Stylebook was starting to drive Mom crazy. I knew he was going to get it handed to him. I saw him as a tragic hero. Like all tragic characters, he was trying to do the impossible—write novels, sell novels, make money, keep the drinking under control, get the cracked wife some help, take care of four kids. Like all tragic heroes he had a fundamental lack of self-awareness. Tragic characters don’t go to therapy, read self-help, do juice fasts or see psychics. They go blind, they’re banished from the kingdom, they hear ghosts. But they are good, noble in their pursuits, they just make bad decisions, have errors in judgment. He became increasingly saddening, if that’s a correct term. Some people are maddening, Dad was saddening. If Mom kicked him out would he be able to avoid the kind of solitary, elderly poverty that Grandma Darst, Crazy Kate, wound up in?

LES MISSOURABLES


MY FATHER MOVED his whole Stylebook operation into the kitchen. The kitchen was my mother’s office, so they were now sort of working at the same company.

“The man has moved his goddamn word processor into the kitchen. MY kitchen! I’m about ready to have a breakdown here. I mean it.”

Things were not good. Eleanor and Kate had to come home from college for a semester to work because Mom and Dad couldn’t pay their tuition. Like a professional chef, Mom was never hungry by the time dinner came around, never really ate a meal with us. She took one bite, lit a cigarette and began a sort of post-shift meltdown. We were, of course, the customers she was complaining about.

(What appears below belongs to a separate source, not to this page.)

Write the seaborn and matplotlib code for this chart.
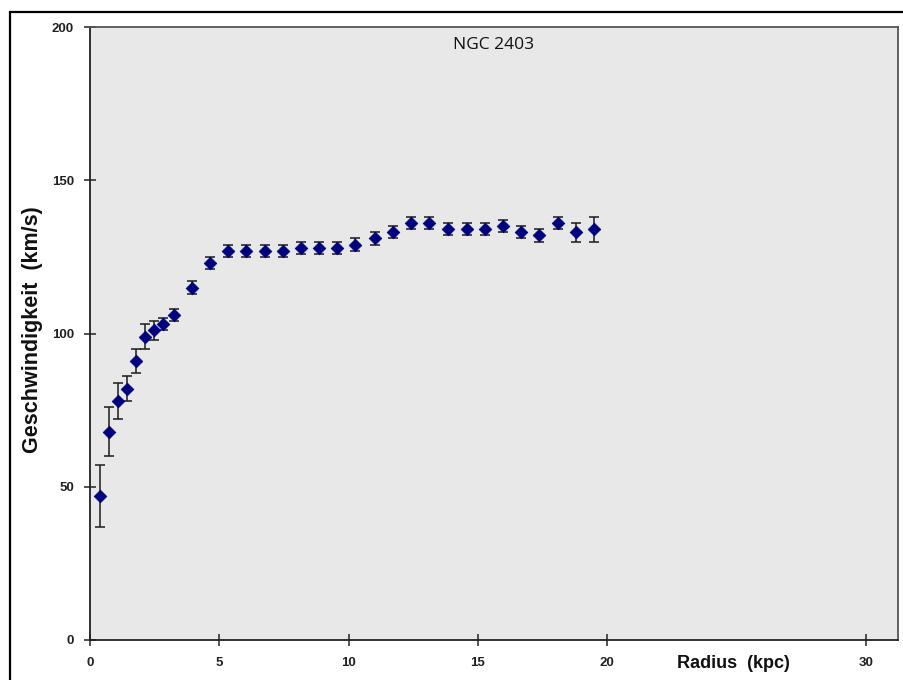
import matplotlib
matplotlib.use("Agg")
import matplotlib.pyplot as plt
from matplotlib.patches import Rectangle
import seaborn as sns
import pandas as pd

# Rotation curve of NGC 2403
radius_kpc = [0.39, 0.73, 1.08, 1.43, 1.78, 2.14, 2.47, 2.83, 3.23, 3.93,
              4.63, 5.32, 6.02, 6.76, 7.46, 8.17, 8.86, 9.57, 10.24, 11.02,
              11.73, 12.43, 13.13, 13.83, 14.57, 15.27, 15.98, 16.67, 17.37,
              18.10, 18.80, 19.51]
velocity_kms = [47, 68, 78, 82, 91, 99, 101, 103, 106, 115,
                123, 127, 127, 127, 127, 128, 128, 128, 129, 131,
                133, 136, 136, 134, 134, 134, 135, 133, 132,
                136, 133, 134]
velocity_err = [10, 8, 6, 4, 4, 4, 3, 2, 2, 2,
                2, 2, 2, 2, 2, 2, 2, 2, 2, 2,
                2, 2, 2, 2, 2, 2, 2, 2, 2,
                2, 3, 4]
x_ticks = [0, 5, 10, 15, 20, 30]
y_ticks = [0, 50, 100, 150, 200]

df = pd.DataFrame({"r": radius_kpc, "v": velocity_kms, "e": velocity_err})

sns.set_theme(style="white")
plt.rcParams["font.family"] = ["Liberation Sans", "DejaVu Sans"]

fig = plt.figure(figsize=(9.04, 6.8), dpi=100)
ax = fig.add_axes([90 / 904, 1 - 640 / 680, 808 / 904, 613 / 680])
ax.set_facecolor("#e8e8e8")

ax.errorbar(df["r"], df["v"], yerr=df["e"], fmt="none", ecolor="#1a1a1a",
            elinewidth=1.1, capsize=3.8, capthick=1.1, zorder=2)
sns.scatterplot(data=df, x="r", y="v", marker="D", s=42, color="#00007f",
                edgecolor="#00007f", linewidth=0.5, ax=ax, zorder=3)

ax.set_xlim(0, 31.25)
ax.set_ylim(0, 200)
ax.set_xticks(x_ticks)
ax.set_yticks(y_ticks)
ax.set_xlabel("")
ax.set_ylabel("")
ax.tick_params(axis="both", bottom=True, left=True, direction="inout",
               length=9, width=1.1, color="#222222", labelsize=9.5,
               labelcolor="#222222")
ax.tick_params(axis="x", pad=8)
ax.tick_params(axis="y", pad=7)
for lbl in ax.get_xticklabels() + ax.get_yticklabels():
    lbl.set_fontweight("bold")

for side in ["left", "bottom"]:
    ax.spines[side].set_color("#222222")
    ax.spines[side].set_linewidth(1.3)
for side in ["top", "right"]:
    ax.spines[side].set_color("#555555")
    ax.spines[side].set_linewidth(1.3)
    ax.spines[side].set_visible(True)

ax.text(0.5, 0.971, "NGC 2403", transform=ax.transAxes, ha="center",
        va="center", fontsize=12.5, color="#111111",
        family=["Open Sans", "DejaVu Sans"])

fig.text(733 / 904, 1 - 663 / 680, "Radius  (kpc)", ha="center", va="center",
         fontsize=13, fontweight="bold", color="#111111")
fig.text(33 / 904, 1 - 330 / 680, "Geschwindigkeit  (km/s)", ha="center",
         va="center", rotation=90, fontsize=15.5, fontweight="bold",
         color="#111111")

# chart border
fig.patches.append(Rectangle((9.5 / 904, -0.1), 1.2, 1 - 11.5 / 680 + 0.1,
                             transform=fig.transFigure, fill=False,
                             edgecolor="black", linewidth=1.6))

fig.savefig("out.png", dpi=100)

“Nobody cares. Nobody cares,” she would lament from her seat at the end of the dining room table as if she were all alone. “Do they have any idea how long it takes to fold those layers of white cake into the round buche shape without them falling apart in your hands? Hours. Hours! Do you think the Smiths across the street are having homemade bûche de Noël tonight for dessert? Hardly.”

We weren’t ungrateful, we were simply too busy stuffing our faces with food to compliment her cooking. By the time dinner rolled around it was usually going on ten o’clock. We’d already had about two bowls of cereal each just to last until dinner.

“Well, I guess everyone hates the boeuf bourguignon,” she’d sigh, brushing at a holey area of her shirt sleeve that had caught on fire earlier. When she said things like this I always imagined my father’s old surf-casting fishing rod being cast in our direction.

“No, Mom, it’s fantastic.”

“Mmm, yeah, so good,” Katharine would say.

“Doris, you’ve outdone yourself,” my dad would chime in.

“No it’s not. It’s dry. It’s dry and I’m going to bed.” And she’d pick up her glass of wine and her cigarettes and she’d weave up the front staircase to her bedroom and shut the door. That was more or less how my mother now said good night.

One night I went into my parents’ room and found my mother very upset and drunk.

“I’m going to do it. I am. I’m going to do it.” My mother expressed a desire to die around this time every night. I hung my head. Every day was hard for her now.

“I’m going to jump,” she said.

I looked at her and her body, slumped off to one side of the divan. She was approximately seven inches off the ground.

“Okay, well, whatever you think is best, Mom.”

“I mean it, dolly. I’m going to jump.”

“I understand.” And I walked out of her bedroom.

Dad would never, ever utter the “a” word or even talk about it as even in the bag of things that might be wrong with Mom.